─── Source data
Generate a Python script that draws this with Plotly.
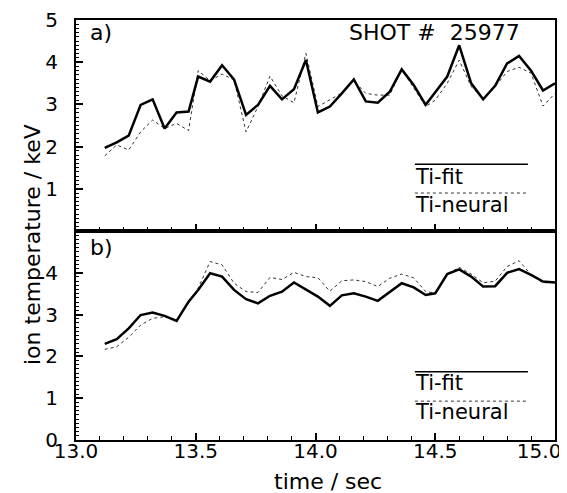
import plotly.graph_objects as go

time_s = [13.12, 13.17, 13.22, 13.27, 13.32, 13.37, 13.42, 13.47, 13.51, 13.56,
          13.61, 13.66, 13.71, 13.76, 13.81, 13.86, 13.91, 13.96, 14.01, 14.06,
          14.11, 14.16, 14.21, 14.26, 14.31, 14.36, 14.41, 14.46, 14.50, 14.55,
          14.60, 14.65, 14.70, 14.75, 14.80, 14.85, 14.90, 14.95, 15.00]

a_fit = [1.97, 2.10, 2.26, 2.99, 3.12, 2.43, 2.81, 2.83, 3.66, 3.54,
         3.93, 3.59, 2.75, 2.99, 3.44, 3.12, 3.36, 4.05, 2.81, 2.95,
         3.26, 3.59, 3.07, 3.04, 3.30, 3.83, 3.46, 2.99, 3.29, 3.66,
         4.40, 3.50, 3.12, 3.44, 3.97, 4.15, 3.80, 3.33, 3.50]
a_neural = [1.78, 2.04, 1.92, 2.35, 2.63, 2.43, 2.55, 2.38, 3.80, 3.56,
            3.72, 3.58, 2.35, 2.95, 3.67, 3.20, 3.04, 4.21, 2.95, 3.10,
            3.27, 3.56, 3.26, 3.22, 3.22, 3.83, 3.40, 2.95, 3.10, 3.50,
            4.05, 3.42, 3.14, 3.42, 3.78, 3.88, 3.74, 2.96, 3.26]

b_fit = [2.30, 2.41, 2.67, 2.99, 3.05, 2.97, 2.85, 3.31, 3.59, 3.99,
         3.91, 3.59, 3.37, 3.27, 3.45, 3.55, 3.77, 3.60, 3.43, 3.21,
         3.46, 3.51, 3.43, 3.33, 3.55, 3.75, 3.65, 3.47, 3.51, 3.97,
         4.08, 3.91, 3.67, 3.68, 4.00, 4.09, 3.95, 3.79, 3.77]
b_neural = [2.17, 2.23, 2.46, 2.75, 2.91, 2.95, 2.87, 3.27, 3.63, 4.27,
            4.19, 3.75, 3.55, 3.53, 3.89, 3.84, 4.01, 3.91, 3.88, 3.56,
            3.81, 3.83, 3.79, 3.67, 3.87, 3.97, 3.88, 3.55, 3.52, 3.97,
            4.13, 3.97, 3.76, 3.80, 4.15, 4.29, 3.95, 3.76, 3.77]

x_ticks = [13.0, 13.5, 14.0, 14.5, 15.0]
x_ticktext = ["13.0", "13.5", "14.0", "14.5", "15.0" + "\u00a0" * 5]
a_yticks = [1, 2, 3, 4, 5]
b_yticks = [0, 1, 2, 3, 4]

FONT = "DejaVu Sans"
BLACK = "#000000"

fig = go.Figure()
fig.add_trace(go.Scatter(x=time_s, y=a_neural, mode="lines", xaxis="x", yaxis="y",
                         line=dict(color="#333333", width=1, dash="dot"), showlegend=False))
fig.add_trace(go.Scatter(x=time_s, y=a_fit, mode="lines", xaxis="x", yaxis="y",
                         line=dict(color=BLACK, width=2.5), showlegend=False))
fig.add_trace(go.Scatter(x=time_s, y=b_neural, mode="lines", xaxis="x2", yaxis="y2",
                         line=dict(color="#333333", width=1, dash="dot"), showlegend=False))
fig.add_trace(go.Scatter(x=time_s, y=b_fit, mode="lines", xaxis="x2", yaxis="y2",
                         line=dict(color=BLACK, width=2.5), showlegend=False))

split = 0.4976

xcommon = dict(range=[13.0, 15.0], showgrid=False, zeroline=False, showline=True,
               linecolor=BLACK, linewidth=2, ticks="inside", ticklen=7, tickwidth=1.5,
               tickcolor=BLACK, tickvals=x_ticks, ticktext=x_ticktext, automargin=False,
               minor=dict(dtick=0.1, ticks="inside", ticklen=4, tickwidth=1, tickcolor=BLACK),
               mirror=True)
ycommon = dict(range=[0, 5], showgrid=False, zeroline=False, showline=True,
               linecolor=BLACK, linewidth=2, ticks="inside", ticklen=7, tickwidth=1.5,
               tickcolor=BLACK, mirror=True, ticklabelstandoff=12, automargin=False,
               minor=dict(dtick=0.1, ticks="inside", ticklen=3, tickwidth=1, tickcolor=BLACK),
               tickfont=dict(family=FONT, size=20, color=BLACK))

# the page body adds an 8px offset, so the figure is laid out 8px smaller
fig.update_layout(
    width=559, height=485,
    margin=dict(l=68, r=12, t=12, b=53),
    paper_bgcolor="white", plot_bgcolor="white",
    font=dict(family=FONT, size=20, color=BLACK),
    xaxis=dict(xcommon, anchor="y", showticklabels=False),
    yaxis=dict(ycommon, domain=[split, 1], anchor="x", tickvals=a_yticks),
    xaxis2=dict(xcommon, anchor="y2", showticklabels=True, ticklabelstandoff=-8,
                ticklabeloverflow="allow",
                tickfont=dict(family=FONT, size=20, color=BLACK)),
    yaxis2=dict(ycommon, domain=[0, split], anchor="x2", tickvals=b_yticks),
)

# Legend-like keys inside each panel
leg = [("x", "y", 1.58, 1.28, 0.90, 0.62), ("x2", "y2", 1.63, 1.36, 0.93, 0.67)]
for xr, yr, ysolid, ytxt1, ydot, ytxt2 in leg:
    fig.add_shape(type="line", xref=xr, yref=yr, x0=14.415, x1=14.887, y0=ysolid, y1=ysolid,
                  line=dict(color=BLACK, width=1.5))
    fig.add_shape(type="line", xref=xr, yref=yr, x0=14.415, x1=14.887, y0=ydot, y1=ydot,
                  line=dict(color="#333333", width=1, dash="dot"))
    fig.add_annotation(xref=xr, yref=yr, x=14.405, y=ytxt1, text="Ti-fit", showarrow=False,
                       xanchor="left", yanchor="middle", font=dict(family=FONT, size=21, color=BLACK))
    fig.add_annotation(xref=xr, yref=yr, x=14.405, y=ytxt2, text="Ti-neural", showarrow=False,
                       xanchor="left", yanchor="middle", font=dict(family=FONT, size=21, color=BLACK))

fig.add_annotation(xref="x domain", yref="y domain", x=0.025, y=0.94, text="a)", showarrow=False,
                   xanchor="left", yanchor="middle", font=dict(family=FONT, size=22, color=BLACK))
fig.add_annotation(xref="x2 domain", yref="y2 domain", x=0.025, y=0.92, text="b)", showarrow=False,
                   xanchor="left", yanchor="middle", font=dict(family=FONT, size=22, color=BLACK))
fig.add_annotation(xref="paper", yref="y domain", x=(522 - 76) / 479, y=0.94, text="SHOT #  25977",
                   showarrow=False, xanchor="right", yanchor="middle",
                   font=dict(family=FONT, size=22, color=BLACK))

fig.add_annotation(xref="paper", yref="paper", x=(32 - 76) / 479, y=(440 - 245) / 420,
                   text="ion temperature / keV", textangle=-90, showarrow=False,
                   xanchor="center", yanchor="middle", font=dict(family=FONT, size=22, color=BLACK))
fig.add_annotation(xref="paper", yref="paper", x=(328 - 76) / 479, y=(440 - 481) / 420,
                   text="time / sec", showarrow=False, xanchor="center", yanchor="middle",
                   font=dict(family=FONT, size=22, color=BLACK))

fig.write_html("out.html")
──────
─── Source data
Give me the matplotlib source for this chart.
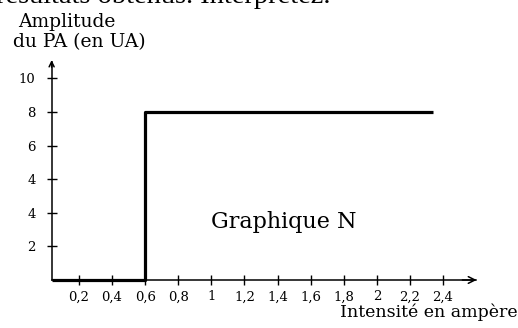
──────
**Exercise objective**
Filter the records above for "this" and copy every matching line.

**Written solution**
Generate a Python script that draws this with Plotly.
Give me the matplotlib source for this chart.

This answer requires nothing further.